Exercise prompt:
Quote the lines exactly, starting with the line that contains "Generate a Python" and ending with the line that contains "2)), lw=1.0, zorder=2)", and leave out all other lines.

** start Entries shown **

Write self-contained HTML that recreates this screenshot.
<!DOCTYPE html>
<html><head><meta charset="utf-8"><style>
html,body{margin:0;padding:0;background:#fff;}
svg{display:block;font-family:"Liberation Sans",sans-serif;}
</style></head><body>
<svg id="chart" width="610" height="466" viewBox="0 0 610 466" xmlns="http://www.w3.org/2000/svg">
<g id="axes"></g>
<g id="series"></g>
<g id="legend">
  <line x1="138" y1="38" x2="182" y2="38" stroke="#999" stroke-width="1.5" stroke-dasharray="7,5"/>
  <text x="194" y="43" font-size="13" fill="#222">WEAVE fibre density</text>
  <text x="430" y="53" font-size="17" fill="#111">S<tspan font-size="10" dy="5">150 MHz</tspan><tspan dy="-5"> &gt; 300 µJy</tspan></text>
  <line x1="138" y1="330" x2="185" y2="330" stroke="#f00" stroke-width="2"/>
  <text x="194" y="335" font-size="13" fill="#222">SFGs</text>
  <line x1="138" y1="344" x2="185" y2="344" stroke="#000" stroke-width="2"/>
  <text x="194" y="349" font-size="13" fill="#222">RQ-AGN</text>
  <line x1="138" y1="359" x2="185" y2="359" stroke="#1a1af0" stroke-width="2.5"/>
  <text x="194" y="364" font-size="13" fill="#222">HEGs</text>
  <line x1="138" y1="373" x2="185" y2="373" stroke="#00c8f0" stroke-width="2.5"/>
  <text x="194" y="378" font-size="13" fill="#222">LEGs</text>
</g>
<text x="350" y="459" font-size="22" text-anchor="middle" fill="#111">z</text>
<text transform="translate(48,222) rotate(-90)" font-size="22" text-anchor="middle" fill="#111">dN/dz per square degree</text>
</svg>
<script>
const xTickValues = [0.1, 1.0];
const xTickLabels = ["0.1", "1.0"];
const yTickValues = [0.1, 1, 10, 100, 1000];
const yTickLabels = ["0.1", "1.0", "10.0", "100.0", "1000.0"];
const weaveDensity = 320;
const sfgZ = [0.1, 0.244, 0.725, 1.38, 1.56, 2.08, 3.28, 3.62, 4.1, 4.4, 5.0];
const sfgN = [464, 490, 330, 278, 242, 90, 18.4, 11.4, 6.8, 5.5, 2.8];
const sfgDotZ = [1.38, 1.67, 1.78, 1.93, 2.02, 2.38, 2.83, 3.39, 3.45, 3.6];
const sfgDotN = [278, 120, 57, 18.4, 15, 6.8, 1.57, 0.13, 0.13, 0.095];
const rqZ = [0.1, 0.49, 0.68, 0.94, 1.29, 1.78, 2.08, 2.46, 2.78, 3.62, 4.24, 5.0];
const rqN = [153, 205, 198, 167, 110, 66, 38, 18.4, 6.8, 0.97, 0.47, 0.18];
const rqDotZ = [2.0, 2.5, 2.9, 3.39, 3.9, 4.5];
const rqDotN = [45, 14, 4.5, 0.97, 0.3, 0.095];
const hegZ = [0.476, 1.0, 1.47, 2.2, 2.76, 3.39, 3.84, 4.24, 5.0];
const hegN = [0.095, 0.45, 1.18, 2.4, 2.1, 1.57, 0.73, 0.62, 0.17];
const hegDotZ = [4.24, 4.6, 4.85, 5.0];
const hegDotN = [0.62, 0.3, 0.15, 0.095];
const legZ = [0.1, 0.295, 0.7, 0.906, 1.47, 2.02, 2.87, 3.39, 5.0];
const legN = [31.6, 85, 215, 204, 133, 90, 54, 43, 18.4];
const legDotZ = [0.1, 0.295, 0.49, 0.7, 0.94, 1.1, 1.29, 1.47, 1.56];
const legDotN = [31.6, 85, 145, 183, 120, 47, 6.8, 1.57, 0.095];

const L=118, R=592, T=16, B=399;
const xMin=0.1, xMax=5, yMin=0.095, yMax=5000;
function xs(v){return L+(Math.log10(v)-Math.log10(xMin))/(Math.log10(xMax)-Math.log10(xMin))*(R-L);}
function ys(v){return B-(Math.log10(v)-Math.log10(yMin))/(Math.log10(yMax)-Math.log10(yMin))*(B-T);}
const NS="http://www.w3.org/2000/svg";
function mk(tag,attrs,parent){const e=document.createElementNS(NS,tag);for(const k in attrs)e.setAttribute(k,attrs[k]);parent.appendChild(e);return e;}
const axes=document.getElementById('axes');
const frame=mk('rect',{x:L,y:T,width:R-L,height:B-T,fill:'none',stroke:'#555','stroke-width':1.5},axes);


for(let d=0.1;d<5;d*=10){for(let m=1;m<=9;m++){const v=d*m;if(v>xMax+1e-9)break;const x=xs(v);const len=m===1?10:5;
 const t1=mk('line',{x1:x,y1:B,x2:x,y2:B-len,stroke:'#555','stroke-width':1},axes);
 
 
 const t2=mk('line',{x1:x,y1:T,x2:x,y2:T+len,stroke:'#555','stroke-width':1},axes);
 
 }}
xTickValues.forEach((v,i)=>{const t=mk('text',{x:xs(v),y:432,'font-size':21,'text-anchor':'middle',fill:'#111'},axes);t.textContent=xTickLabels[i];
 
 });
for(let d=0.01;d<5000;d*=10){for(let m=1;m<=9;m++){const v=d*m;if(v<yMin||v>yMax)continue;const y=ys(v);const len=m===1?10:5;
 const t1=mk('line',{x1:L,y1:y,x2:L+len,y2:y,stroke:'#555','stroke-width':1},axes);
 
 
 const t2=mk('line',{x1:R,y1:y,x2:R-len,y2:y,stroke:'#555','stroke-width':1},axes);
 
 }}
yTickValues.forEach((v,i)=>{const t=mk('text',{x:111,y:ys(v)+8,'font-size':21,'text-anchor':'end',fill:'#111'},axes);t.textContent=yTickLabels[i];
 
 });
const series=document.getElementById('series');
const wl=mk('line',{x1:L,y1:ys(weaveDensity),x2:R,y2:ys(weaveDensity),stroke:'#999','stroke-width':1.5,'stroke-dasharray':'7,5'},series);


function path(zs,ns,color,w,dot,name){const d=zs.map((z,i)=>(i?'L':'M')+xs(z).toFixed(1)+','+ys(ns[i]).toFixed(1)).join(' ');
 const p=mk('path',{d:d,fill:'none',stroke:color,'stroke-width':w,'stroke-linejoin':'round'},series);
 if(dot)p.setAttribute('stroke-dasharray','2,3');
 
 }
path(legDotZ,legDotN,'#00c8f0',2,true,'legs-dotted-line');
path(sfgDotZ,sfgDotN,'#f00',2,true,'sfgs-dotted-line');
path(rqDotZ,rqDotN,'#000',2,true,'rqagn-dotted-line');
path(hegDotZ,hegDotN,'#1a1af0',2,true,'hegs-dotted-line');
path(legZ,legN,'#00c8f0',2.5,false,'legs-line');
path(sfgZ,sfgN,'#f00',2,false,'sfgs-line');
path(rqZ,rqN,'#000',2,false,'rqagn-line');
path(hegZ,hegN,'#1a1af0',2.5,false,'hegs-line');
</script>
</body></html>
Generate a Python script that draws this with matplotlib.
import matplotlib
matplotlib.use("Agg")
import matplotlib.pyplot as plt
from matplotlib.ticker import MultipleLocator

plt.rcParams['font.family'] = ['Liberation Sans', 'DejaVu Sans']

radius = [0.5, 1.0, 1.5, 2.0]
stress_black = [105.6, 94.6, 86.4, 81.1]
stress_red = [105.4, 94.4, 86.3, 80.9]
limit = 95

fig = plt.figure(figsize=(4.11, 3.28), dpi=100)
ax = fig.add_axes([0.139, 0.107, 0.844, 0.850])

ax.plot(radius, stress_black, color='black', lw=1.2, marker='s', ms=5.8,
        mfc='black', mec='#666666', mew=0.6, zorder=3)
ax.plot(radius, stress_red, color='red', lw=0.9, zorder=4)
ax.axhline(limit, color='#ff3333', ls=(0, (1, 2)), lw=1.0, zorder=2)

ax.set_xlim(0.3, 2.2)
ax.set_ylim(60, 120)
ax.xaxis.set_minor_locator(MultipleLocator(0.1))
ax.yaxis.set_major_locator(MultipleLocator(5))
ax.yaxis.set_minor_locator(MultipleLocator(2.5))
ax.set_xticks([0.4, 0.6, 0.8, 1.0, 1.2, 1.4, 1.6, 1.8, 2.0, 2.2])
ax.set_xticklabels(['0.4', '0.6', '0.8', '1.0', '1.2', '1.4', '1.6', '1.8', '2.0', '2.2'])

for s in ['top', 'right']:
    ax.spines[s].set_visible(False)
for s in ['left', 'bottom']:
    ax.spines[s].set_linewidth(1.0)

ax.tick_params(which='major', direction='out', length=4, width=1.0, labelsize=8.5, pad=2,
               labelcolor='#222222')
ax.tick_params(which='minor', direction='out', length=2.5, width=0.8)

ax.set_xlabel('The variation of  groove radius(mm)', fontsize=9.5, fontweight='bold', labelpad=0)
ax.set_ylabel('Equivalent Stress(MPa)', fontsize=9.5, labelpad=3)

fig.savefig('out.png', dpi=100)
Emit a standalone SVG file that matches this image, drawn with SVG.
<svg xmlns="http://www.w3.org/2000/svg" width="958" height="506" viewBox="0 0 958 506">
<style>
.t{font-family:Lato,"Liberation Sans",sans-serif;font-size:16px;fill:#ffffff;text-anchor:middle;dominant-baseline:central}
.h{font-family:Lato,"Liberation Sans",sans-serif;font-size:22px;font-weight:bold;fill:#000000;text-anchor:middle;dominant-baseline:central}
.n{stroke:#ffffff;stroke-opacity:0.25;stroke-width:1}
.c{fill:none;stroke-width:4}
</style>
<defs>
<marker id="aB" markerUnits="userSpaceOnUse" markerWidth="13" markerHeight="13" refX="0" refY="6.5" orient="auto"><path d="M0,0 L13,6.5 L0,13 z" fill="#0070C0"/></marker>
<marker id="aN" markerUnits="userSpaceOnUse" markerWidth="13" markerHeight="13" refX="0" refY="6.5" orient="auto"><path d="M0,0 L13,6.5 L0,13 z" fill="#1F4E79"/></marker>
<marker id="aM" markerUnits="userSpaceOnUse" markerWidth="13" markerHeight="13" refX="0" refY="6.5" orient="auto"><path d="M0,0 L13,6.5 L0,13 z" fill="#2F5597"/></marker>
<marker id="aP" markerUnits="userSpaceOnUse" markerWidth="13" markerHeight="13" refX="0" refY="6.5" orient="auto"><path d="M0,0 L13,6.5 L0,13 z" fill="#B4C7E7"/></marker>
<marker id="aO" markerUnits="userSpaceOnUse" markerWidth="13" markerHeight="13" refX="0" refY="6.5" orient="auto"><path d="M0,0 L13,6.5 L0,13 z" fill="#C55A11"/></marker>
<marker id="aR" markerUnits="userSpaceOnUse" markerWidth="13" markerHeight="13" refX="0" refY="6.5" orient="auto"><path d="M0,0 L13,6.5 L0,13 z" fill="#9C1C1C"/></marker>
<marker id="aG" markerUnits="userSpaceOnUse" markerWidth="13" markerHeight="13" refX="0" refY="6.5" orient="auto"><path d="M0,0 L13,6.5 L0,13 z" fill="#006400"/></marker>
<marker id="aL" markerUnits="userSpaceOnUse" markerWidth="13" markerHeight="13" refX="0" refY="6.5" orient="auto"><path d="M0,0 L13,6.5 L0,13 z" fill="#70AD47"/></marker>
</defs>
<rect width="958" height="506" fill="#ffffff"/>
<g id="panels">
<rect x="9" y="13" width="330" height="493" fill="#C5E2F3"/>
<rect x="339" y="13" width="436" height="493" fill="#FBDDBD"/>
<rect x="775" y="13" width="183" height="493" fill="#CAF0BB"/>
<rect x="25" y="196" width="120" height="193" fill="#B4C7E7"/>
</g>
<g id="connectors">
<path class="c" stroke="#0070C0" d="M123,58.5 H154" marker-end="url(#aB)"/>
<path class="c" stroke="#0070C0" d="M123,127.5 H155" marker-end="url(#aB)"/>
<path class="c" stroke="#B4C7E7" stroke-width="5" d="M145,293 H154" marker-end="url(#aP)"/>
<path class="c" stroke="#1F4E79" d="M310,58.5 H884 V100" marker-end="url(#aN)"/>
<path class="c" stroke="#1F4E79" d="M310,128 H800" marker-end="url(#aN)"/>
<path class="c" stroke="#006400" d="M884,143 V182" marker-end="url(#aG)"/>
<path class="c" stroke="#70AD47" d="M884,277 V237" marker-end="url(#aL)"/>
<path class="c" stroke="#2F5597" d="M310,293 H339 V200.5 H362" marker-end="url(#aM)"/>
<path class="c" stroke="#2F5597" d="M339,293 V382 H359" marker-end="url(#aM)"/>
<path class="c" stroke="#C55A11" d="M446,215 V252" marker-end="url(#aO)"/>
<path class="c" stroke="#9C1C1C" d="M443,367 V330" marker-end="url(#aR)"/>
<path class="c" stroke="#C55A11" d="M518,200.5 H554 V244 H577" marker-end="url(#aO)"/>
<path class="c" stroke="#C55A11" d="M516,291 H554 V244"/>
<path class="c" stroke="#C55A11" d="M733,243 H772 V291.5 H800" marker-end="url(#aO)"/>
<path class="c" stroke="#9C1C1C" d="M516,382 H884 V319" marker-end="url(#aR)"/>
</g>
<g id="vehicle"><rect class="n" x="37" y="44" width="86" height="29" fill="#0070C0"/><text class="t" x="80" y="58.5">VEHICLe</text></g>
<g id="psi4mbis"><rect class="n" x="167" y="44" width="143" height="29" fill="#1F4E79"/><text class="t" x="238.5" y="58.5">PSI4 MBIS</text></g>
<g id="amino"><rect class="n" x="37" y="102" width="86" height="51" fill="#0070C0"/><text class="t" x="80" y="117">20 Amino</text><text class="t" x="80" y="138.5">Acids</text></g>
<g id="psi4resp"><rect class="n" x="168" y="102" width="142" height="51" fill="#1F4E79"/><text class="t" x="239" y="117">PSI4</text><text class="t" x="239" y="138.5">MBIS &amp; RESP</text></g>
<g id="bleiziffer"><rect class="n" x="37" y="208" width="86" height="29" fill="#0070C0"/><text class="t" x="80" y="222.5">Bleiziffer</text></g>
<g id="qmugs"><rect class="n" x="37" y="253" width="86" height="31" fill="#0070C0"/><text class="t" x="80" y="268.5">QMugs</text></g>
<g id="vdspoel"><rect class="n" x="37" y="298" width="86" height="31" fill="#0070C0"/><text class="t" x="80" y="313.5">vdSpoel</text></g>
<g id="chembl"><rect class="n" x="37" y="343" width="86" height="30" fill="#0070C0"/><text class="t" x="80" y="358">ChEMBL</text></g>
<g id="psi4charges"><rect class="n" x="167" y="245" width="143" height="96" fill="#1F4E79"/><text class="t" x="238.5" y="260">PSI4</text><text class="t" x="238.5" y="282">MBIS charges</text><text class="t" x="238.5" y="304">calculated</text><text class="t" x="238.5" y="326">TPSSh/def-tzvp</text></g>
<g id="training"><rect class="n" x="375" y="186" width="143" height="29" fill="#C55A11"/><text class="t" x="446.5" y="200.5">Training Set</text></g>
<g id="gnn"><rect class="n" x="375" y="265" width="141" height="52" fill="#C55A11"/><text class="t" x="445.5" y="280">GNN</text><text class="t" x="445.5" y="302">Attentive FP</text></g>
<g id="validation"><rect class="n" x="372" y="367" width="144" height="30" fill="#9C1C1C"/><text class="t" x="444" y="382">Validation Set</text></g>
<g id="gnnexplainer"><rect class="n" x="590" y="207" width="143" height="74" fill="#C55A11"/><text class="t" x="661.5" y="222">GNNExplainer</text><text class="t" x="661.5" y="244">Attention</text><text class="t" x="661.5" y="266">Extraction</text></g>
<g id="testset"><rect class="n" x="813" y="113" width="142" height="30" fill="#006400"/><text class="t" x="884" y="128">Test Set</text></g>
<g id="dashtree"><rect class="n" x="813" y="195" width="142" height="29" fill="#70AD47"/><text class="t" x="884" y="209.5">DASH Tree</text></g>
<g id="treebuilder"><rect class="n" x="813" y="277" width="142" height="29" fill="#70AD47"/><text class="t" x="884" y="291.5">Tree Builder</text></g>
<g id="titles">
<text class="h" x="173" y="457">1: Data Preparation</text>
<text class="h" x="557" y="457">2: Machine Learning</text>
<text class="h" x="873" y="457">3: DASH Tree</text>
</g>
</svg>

** end Entries shown **

Response for this exercise:
Generate a Python script that draws this with matplotlib.
import matplotlib
matplotlib.use("Agg")
import matplotlib.pyplot as plt
from matplotlib.ticker import MultipleLocator

plt.rcParams['font.family'] = ['Liberation Sans', 'DejaVu Sans']

radius = [0.5, 1.0, 1.5, 2.0]
stress_black = [105.6, 94.6, 86.4, 81.1]
stress_red = [105.4, 94.4, 86.3, 80.9]
limit = 95

fig = plt.figure(figsize=(4.11, 3.28), dpi=100)
ax = fig.add_axes([0.139, 0.107, 0.844, 0.850])

ax.plot(radius, stress_black, color='black', lw=1.2, marker='s', ms=5.8,
        mfc='black', mec='#666666', mew=0.6, zorder=3)
ax.plot(radius, stress_red, color='red', lw=0.9, zorder=4)
ax.axhline(limit, color='#ff3333', ls=(0, (1, 2)), lw=1.0, zorder=2)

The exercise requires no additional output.